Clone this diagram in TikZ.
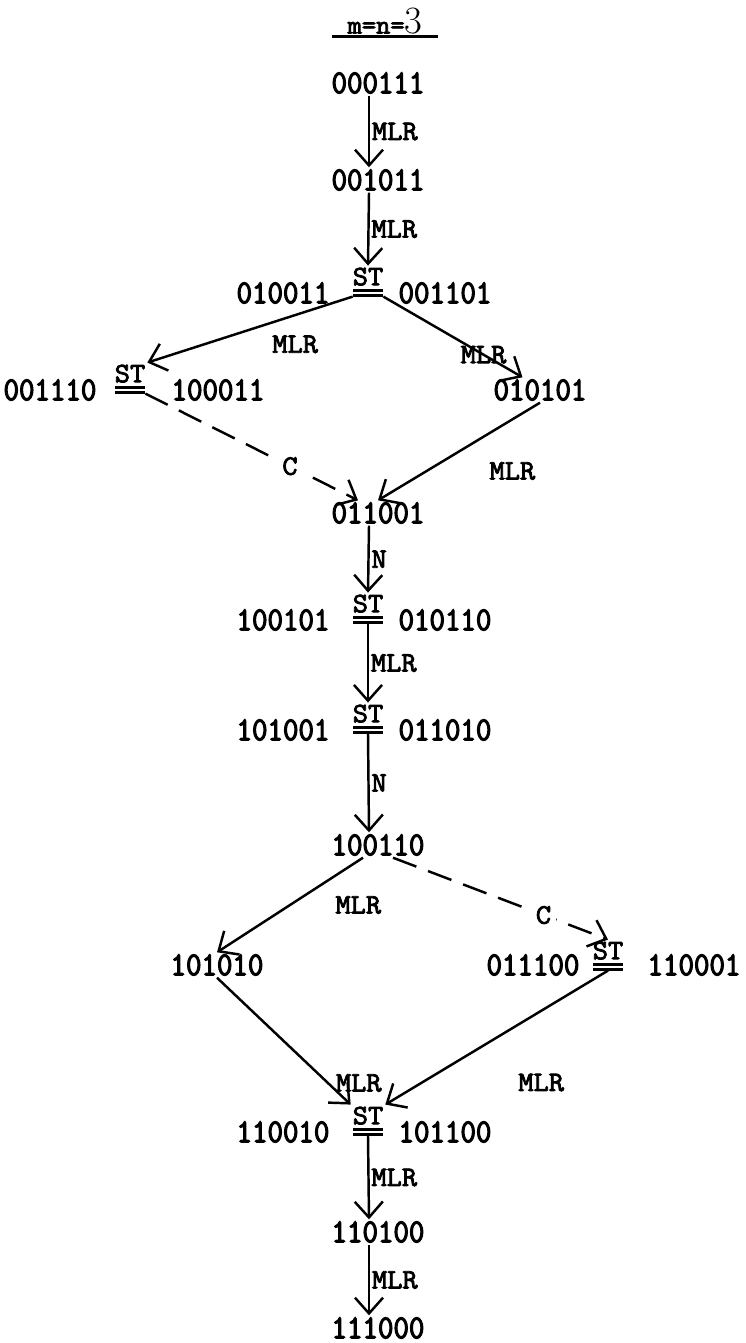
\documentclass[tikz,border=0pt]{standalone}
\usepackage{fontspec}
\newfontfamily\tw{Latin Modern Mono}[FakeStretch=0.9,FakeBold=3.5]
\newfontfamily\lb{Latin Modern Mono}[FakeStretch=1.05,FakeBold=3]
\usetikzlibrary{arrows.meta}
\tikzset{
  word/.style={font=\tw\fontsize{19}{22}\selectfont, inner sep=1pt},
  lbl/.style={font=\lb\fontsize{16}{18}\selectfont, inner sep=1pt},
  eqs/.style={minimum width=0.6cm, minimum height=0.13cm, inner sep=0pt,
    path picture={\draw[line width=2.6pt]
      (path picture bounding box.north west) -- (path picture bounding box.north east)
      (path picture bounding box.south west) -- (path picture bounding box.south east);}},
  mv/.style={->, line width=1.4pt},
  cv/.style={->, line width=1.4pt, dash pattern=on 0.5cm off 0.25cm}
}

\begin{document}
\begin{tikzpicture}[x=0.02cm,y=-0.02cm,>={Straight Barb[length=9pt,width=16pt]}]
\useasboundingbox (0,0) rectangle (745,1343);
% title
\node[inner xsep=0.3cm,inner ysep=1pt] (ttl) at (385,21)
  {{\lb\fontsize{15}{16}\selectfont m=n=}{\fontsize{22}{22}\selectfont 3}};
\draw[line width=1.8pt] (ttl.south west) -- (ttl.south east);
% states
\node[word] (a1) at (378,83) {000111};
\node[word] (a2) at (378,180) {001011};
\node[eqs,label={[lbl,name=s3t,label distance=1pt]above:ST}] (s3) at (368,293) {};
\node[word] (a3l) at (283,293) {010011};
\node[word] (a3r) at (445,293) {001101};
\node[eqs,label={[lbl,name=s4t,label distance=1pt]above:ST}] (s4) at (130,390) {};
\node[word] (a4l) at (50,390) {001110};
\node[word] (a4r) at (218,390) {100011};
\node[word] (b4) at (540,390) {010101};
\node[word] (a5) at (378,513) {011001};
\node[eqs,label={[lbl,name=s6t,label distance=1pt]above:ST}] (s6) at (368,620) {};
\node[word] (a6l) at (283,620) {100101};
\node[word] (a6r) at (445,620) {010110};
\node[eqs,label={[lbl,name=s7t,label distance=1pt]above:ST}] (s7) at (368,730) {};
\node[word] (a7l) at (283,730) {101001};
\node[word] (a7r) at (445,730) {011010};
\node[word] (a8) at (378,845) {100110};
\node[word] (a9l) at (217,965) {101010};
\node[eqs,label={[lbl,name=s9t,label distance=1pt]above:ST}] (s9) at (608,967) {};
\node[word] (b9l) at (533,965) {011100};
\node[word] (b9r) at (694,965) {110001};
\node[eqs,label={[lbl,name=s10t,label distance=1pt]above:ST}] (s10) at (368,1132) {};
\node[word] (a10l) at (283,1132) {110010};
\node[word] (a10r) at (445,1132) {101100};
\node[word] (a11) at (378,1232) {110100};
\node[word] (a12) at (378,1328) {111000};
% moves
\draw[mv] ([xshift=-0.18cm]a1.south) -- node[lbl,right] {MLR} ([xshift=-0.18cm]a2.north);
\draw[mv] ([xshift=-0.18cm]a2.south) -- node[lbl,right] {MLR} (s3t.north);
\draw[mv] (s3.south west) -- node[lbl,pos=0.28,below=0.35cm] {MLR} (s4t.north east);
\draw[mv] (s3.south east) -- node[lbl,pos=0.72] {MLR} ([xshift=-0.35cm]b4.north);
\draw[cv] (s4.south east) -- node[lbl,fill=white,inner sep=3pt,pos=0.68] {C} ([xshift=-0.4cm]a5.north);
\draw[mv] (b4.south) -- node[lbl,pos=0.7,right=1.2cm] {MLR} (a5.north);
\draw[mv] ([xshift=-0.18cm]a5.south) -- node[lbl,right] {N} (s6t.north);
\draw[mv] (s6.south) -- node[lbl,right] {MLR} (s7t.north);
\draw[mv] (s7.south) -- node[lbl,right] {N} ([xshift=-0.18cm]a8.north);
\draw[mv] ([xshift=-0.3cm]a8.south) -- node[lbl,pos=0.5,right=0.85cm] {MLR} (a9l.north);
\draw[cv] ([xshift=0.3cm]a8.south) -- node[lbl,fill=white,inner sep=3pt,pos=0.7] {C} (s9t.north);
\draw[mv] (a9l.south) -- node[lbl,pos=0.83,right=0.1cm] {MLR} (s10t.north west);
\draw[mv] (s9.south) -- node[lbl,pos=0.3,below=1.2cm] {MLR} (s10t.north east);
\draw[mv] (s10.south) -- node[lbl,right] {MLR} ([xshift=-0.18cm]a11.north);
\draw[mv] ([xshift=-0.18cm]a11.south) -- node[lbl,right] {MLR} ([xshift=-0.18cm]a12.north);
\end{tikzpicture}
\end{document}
_ _ _ _ _
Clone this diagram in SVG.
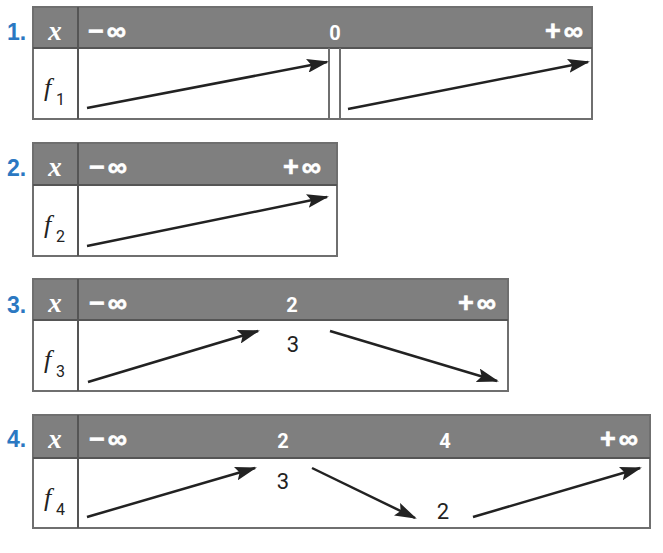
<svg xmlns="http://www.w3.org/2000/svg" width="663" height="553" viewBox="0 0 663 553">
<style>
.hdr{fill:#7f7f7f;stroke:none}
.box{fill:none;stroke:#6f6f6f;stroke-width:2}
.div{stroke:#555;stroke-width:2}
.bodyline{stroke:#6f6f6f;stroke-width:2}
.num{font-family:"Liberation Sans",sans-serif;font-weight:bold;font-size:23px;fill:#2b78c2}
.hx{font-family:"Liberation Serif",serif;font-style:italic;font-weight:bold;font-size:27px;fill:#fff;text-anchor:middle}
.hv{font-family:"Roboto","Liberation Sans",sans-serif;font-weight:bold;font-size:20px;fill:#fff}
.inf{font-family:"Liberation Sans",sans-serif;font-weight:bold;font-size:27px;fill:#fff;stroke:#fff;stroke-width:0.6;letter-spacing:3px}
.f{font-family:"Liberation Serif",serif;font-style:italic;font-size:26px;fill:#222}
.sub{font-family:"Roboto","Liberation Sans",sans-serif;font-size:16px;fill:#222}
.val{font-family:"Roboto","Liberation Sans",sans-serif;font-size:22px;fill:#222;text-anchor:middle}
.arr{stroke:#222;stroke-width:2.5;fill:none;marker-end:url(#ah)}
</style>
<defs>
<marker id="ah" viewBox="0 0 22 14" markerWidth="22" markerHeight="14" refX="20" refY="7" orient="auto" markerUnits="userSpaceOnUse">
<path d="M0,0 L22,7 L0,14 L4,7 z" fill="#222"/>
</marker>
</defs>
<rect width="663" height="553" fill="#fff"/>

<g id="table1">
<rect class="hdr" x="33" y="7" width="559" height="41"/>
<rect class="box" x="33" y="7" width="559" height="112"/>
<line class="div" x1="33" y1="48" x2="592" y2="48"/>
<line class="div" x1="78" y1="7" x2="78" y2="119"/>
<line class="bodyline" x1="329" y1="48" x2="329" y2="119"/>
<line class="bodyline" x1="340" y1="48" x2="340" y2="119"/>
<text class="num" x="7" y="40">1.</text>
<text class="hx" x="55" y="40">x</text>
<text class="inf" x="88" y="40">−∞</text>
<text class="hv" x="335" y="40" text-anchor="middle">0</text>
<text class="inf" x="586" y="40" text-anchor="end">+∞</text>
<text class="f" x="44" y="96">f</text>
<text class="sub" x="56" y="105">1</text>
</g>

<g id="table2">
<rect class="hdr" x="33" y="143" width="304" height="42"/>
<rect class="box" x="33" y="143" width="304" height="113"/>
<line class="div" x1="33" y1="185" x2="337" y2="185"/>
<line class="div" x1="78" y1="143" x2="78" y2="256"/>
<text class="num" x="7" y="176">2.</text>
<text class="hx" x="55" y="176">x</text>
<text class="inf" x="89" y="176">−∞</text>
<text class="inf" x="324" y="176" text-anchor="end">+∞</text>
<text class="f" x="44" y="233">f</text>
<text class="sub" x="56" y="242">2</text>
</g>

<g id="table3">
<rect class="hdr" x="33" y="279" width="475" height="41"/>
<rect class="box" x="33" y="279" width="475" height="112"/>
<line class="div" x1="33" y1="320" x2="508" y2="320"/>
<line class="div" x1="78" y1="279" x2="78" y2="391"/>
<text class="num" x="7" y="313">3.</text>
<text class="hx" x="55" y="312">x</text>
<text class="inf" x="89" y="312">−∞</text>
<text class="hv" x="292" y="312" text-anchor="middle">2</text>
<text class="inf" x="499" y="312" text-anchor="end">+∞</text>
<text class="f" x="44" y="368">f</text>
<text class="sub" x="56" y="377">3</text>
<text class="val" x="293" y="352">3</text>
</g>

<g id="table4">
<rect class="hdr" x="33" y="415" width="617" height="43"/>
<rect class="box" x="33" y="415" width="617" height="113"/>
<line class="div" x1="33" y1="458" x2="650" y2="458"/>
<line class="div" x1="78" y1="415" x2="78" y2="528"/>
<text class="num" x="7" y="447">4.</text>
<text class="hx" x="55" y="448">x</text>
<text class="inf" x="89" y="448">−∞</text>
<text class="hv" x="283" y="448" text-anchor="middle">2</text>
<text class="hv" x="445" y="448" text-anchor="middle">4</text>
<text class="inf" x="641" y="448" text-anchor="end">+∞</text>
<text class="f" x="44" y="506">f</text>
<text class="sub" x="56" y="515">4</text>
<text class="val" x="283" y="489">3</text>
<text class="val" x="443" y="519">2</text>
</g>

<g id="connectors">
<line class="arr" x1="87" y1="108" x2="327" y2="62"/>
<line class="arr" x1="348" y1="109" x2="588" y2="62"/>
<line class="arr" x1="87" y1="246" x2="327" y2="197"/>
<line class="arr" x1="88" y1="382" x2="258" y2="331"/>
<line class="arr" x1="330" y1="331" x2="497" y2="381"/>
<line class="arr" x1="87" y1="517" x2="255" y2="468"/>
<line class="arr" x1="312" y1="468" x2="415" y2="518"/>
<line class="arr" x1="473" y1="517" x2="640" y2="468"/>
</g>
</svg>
_ _ _ _ _
### WHAT THIS TASK INVOLVES
Check each line of the records above for the string "diagram", and report every line that has it.

### ANSWER IN FULL
Clone this diagram in TikZ.
Clone this diagram in SVG.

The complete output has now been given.